Unless the context otherwise requires, “we,” “us,” “our,” “Abacus” and the “Company” refer to Abacus Life, Inc., a Delaware corporation (f/k/a East Resources Acquisition Company, a Delaware corporation), and its consolidated subsidiaries following the closing of the Business Combination (the “Closing”). Unless the context otherwise requires, references to “ERES” refer to East Resources Acquisition Company, a Delaware corporation, prior to the Closing. All references herein to the “Board” refer to the board of directors of the Company.
Item 4.01. |
Changes in Registrant’s Certified Accountant. |
On July 17, 2023, the Audit Committee approved the dismissal of Marcum LLP (“Marcum”), the Company’s independent registered public accounting firm prior to the Business Combination, and informed Marcum that it would be replaced by Grant Thornton LLP (“Grant Thornton”) as the Company’s independent registered public accounting firm effective as of July 17, 2023. Grant Thornton served as the independent registered public accounting firm of the Abacus Settlements, LLC and Longevity Market Assets, LLC prior to the Business Combination. Accordingly, Marcum LLP (“Marcum”), the Company’s independent registered public accounting firm prior to the Business Combination, was informed that it would be replaced by Grant Thornton as the Company’s independent registered public accounting firm.

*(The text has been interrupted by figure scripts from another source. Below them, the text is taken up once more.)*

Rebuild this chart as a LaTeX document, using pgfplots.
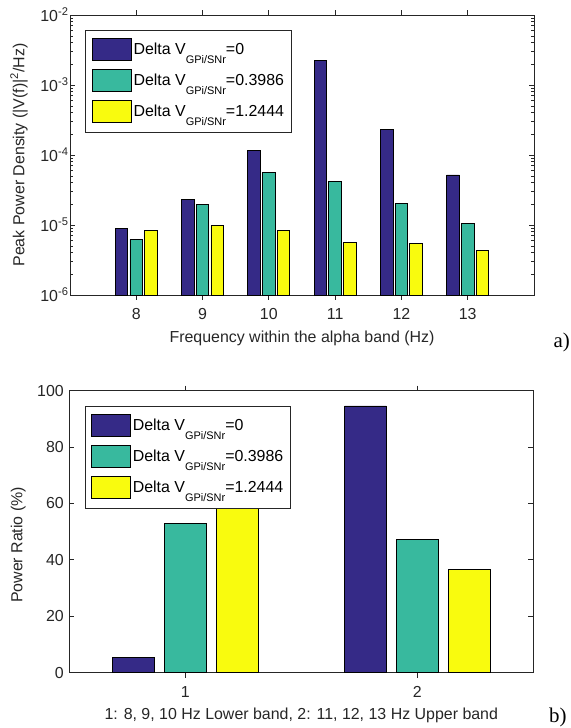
\documentclass[border=0pt]{standalone}
\usepackage{fontspec}
\setmainfont{Liberation Sans}
\newfontfamily\serifface{Liberation Serif}
\usepackage{pgfplots}
\pgfplotsset{compat=1.18}

\definecolor{parblue}{RGB}{53,42,135}
\definecolor{parteal}{RGB}{56,185,158}
\definecolor{paryellow}{RGB}{249,251,14}
\definecolor{axgray}{RGB}{38,38,38}

% legend text: MATLAB-like low subscript
\newcommand{\dv}[1]{Delta V\raisebox{-9bp}{\fontsize{11}{11}\selectfont GPi/SNr}=#1}

\pgfplotsset{
  matlab/.style={
    scale only axis, width=464bp, anchor=south west, clip=false,
    ybar,
    axis line style={axgray, line width=0.8bp},
    every tick/.style={axgray, line width=0.8bp},
    major tick length=5bp, minor tick length=3bp,
    tick label style={font=\fontsize{16}{19}\selectfont, text=axgray},
    label style={font=\fontsize{16}{19}\selectfont, text=axgray},
    /pgf/number format/assume math mode=true,
    legend cell align=left,
    legend style={at={(axis description cs:0.033,0.945)}, anchor=north west,
      draw=axgray, line width=0.8bp,
      font=\fontsize{16}{19}\selectfont, text=black, row sep=6bp,
      inner xsep=6bp, inner ysep=7bp,
      nodes={inner xsep=1bp, inner ysep=0bp, text height=13.7bp, text depth=8.3bp},
      /tikz/every odd column/.append style={column sep=1bp}},
    legend image code/.code={\draw[#1, draw=black, line width=0.8bp] (0bp,-8.3bp) rectangle (39bp,13.7bp);},
    xticklabel style={yshift=-5bp},
    xlabel style={at={(axis description cs:0.5,0)}, anchor=base, yshift=-47bp},
  },
  bars/.style={fill=#1, draw=black, line width=0.8bp},
}

\begin{document}
\begin{tikzpicture}
\useasboundingbox (0,0) rectangle (571bp,728bp);

% a) peak power density, log scale
\begin{axis}[matlab,
  at={(70bp,433bp)}, height=280bp,
  ymode=log, log basis y=10, log origin y=infty,
  ymin=1e-6, ymax=1e-2,
  xmin=7, xmax=14, xtick={8,9,10,11,12,13},
  bar width=0.19,
  ytick={1e-6,1e-5,1e-4,1e-3,1e-2},
  yticklabels={10\textsuperscript{-6},10\textsuperscript{-5},10\textsuperscript{-4},10\textsuperscript{-3},10\textsuperscript{-2}},
  minor ytick={2e-6,3e-6,4e-6,5e-6,6e-6,7e-6,8e-6,9e-6,
    2e-5,3e-5,4e-5,5e-5,6e-5,7e-5,8e-5,9e-5,
    2e-4,3e-4,4e-4,5e-4,6e-4,7e-4,8e-4,9e-4,
    2e-3,3e-3,4e-3,5e-3,6e-3,7e-3,8e-3,9e-3},
  yticklabel style={xshift=2bp},
  xlabel={Frequency within the alpha band (Hz)},
  ylabel={Peak Power Density (|V(f)|\textsuperscript{2}/Hz)},
  ylabel style={at={(axis description cs:-0.11,0.5)}, anchor=center},
]
\addplot[bars=parblue, bar shift=-0.222] coordinates {
  (8,9.0e-6) (9,2.33e-5) (10,1.17e-4) (11,2.25e-3) (12,2.33e-4) (13,5.18e-5)};
\addplot[bars=parteal, bar shift=0] coordinates {
  (8,6.25e-6) (9,1.98e-5) (10,5.59e-5) (11,4.15e-5) (12,2.04e-5) (13,1.06e-5)};
\addplot[bars=paryellow, bar shift=0.222] coordinates {
  (8,8.48e-6) (9,9.9e-6) (10,8.4e-6) (11,5.66e-6) (12,5.41e-6) (13,4.35e-6)};
\legend{\dv{0},\dv{0.3986},\dv{1.2444}}
\node[font=\serifface\fontsize{21}{23}\selectfont] at (axis description cs:1.06,-0.17) {a)};
\end{axis}

% b) power ratio per band
\begin{axis}[matlab,
  at={(69.3bp,55.3bp)}, height=282bp,
  ymin=0, ymax=100, ytick={0,20,40,60,80,100},
  xmin=0.5, xmax=2.5, xtick={1,2},
  bar width=0.18,
  yticklabel style={xshift=-2bp},
  xlabel={1: 8, 9, 10 Hz Lower band, 2: 11, 12, 13 Hz Upper band},
  ylabel={Power Ratio (\%)},
  ylabel style={at={(axis description cs:-0.11,0.453)}, anchor=center},
]
\addplot[bars=parblue, bar shift=-0.223] coordinates {(1,5.5) (2,94.6)};
\addplot[bars=parteal, bar shift=0] coordinates {(1,53.0) (2,47.1)};
\addplot[bars=paryellow, bar shift=0.223] coordinates {(1,63.3) (2,36.7)};
\legend{\dv{0},\dv{0.3986},\dv{1.2444}}
\node[font=\serifface\fontsize{21}{23}\selectfont] at (axis description cs:1.053,-0.157) {b)};
\end{axis}
\end{tikzpicture}
\end{document}
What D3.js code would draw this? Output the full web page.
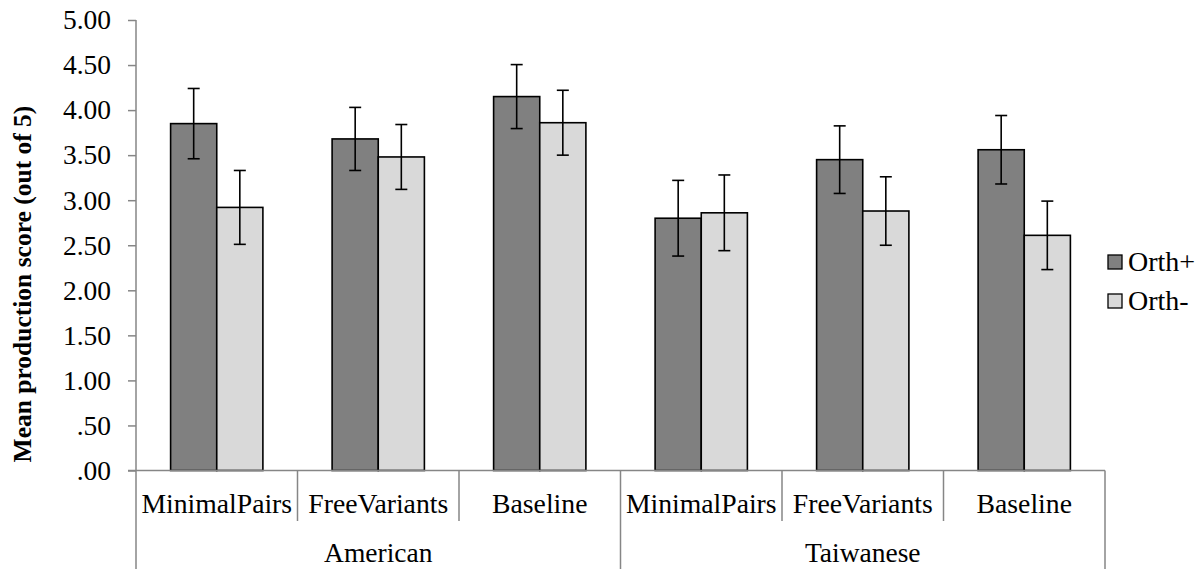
<!DOCTYPE html>
<html>
<head>
<meta charset="utf-8">
<script src="https://cdn.jsdelivr.net/npm/d3@7"></script>
<style>
  html, body { margin: 0; padding: 0; background: #fff; }
  svg { display: block; }
</style>
</head>
<body>
<svg id="chart" width="1199" height="569"></svg>
<script>
// ---- data ----
const groups = ["American", "Taiwanese"];
const conditions = ["MinimalPairs", "FreeVariants", "Baseline"];
const seriesNames = ["Orth+", "Orth-"];
const orthPlus      = [3.85, 3.68, 4.15, 2.80, 3.45, 3.56];
const orthMinus     = [2.92, 3.48, 3.86, 2.86, 2.88, 2.61];
const orthPlusErr   = [0.39, 0.35, 0.355, 0.42, 0.375, 0.38];
const orthMinusErr  = [0.41, 0.36, 0.36, 0.42, 0.38, 0.38];
const yTicks = [0, 0.5, 1, 1.5, 2, 2.5, 3, 3.5, 4, 4.5, 5];
const yTitle = "Mean production score (out of 5)";

// ---- layout ----
const FONT = "'Liberation Serif', 'Times New Roman', Times, serif";
const svg = d3.select("#chart");
const pL = 136, pR = 1105, pT = 20, pB = 470.5;
const axisColor = "#868686";
const fills = ["#808080", "#d9d9d9"];

const cats = [];
groups.forEach(g => conditions.forEach(c => cats.push(g + "|" + c)));

const x = d3.scaleBand().domain(cats).range([pL, pR]).paddingInner(0).paddingOuter(0);
const xs = d3.scaleBand().domain(seriesNames).range([0, x.bandwidth()]).paddingInner(0).paddingOuter(0.75);
const y = d3.scaleLinear().domain([0, 5]).range([pB, pT]);

const fmt = v => { const s = d3.format(".2f")(v); return s.startsWith("0") ? s.slice(1) : s; };

// y axis
const yAxis = d3.axisLeft(y).tickValues(yTicks).tickFormat(fmt).tickSize(8).tickPadding(17);
const yg = svg.append("g").attr("transform", `translate(${pL},0)`).call(yAxis);
yg.attr("font-family", FONT);
yg.select(".domain").remove();
yg.selectAll(".tick line").attr("stroke", axisColor).attr("stroke-width", 1.5);
yg.selectAll(".tick text").attr("font-size", 27.5).attr("fill", "#000").style("font-family", FONT);

// bars
const data = cats.map((c, i) => ({ cat: c, vals: [
  { s: seriesNames[0], v: orthPlus[i], e: orthPlusErr[i], f: fills[0] },
  { s: seriesNames[1], v: orthMinus[i], e: orthMinusErr[i], f: fills[1] }
]}));

const cg = svg.append("g").selectAll("g").data(data).join("g")
  .attr("transform", d => `translate(${x(d.cat)},0)`);

cg.selectAll("rect").data(d => d.vals).join("rect")
  .attr("x", d => xs(d.s))
  .attr("y", d => y(d.v))
  .attr("width", xs.bandwidth())
  .attr("height", d => y(0) - y(d.v))
  .attr("fill", d => d.f)
  .attr("stroke", "#000")
  .attr("stroke-width", 1.6);

// error bars
const eb = cg.selectAll("g.err").data(d => d.vals).join("g").attr("class", "err")
  .attr("transform", d => `translate(${xs(d.s) + xs.bandwidth() / 2},0)`);
eb.append("line").attr("x1", 0).attr("x2", 0)
  .attr("y1", d => y(d.v + d.e)).attr("y2", d => y(d.v - d.e))
  .attr("stroke", "#000").attr("stroke-width", 1.6);
eb.append("line").attr("x1", -6).attr("x2", 6)
  .attr("y1", d => y(d.v + d.e)).attr("y2", d => y(d.v + d.e))
  .attr("stroke", "#000").attr("stroke-width", 1.6);
eb.append("line").attr("x1", -6).attr("x2", 6)
  .attr("y1", d => y(d.v - d.e)).attr("y2", d => y(d.v - d.e))
  .attr("stroke", "#000").attr("stroke-width", 1.6);

// axes lines
svg.append("line").attr("x1", pL).attr("x2", pL).attr("y1", pT).attr("y2", 569)
  .attr("stroke", axisColor).attr("stroke-width", 1.5);
svg.append("line").attr("x1", pL - 8).attr("x2", pR).attr("y1", pB).attr("y2", pB)
  .attr("stroke", axisColor).attr("stroke-width", 1.5);

// category dividers
const bw = x.bandwidth();
cats.forEach((c, i) => {
  const xr = x(c) + bw;
  const isGroupEnd = (i % conditions.length) === conditions.length - 1;
  svg.append("line").attr("x1", xr).attr("x2", xr).attr("y1", pB)
    .attr("y2", isGroupEnd ? 569 : 521)
    .attr("stroke", axisColor).attr("stroke-width", 1.5);
});

// category labels
svg.append("g").selectAll("text").data(cats).join("text")
  .attr("x", d => x(d) + bw / 2).attr("y", 513)
  .attr("text-anchor", "middle").attr("font-size", 27.7).attr("fill", "#000")
  .style("font-family", FONT)
  .text(d => d.split("|")[1]);

// group labels
svg.append("g").selectAll("text").data(groups).join("text")
  .attr("x", (g) => x(g + "|" + conditions[0]) + bw * conditions.length / 2)
  .attr("y", 562)
  .attr("text-anchor", "middle").attr("font-size", 27.5).attr("fill", "#000")
  .style("font-family", FONT)
  .text(d => d);

// y title
svg.append("text")
  .attr("transform", "translate(31,284) rotate(-90)")
  .attr("text-anchor", "middle").attr("font-size", 25.5).attr("font-weight", "bold")
  .style("font-family", FONT)
  .attr("fill", "#000").text(yTitle);

// legend
const lg = svg.append("g").selectAll("g").data(seriesNames).join("g")
  .attr("transform", (d, i) => `translate(1108,${262 + i * 39})`);
lg.append("rect").attr("x", 0).attr("y", -7).attr("width", 14).attr("height", 14)
  .attr("fill", (d, i) => fills[i]).attr("stroke", "#000").attr("stroke-width", 1.3);
lg.append("text").attr("x", 20).attr("y", 9).attr("font-size", 28).attr("fill", "#000")
  .style("font-family", FONT).text(d => d);
</script>
</body>
</html>
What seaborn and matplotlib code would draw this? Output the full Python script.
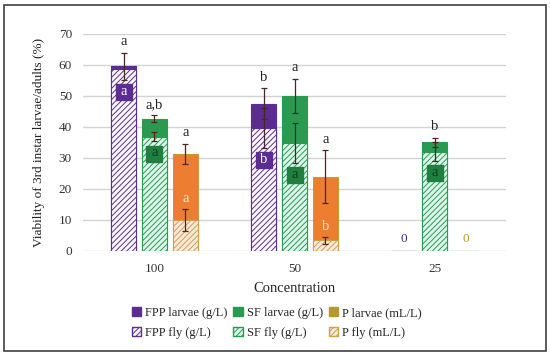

Marcum’s report on the Company’s financial statements as of December 31, 2022 and 2021 and for each of the two years in the period ended December 31, 2022 did not contain any adverse opinion or disclaimer of opinion, nor were they qualified or modified as to uncertainty, audit scope or accounting principles, except for a paragraph regarding substantial doubt about ERES’s ability to continue as a going concern.
During the two years in the period ended December 31, 2022 and the subsequent period through July 17, 2023, there were no: (i) disagreements with Marcum on any matter of accounting principles or practices, financial statement disclosures or audited scope or procedures, which disagreements if not resolved to Marcum’s satisfaction would have caused Marcum to make reference to the subject matter of the disagreement in connection with its report or (ii) reportable events as defined in Item 304(a)(1)(v) of Regulation S-K, other than a previously disclosed material weakness in ERES’s internal control over financial reporting related to ERES’s accounting for accruals and application of ASC 480-10-S99-3A to the classification of the Class A Stock and presentation of earnings per share.
During the two years in the period ended December 31, 2022 and the subsequent period through July 17, 2023, the Company did not consult Grant Thornton with respect to either (i) the application of accounting principles to a specified transaction, either completed or proposed; or the type of audit opinion that might be rendered on the Company’s financial statements, and no written report or oral advice was provided to the Company by Grant Thornton that Grant Thornton concluded was an important factor considered by the Company in reaching a decision as to the accounting, auditing or financial reporting issue; or (ii) any matter that was either the subject of a disagreement, as that term is described in Item 304(a)(1)(iv) of Regulation S-K under the Securities Exchange Act of 1934, as amended (the “Exchange Act”), and the related instructions to Item 304 of Regulation S-K under the Exchange Act, or a reportable event, as that term is defined in Item 304(a)(1)(v) of Regulation S-K under the Exchange Act.
The Company has provided Marcum with a copy of the disclosures made by the Company in response to this Item 4.01 and has requested that Marcum furnish the Company with a letter addressed to the SEC stating whether it agrees with the statements made by the registrant in response to this Item 304(a) and, if not, stating the respects in which it does not agree. A letter from Marcum is attached as Exhibit 16.1 to this Report.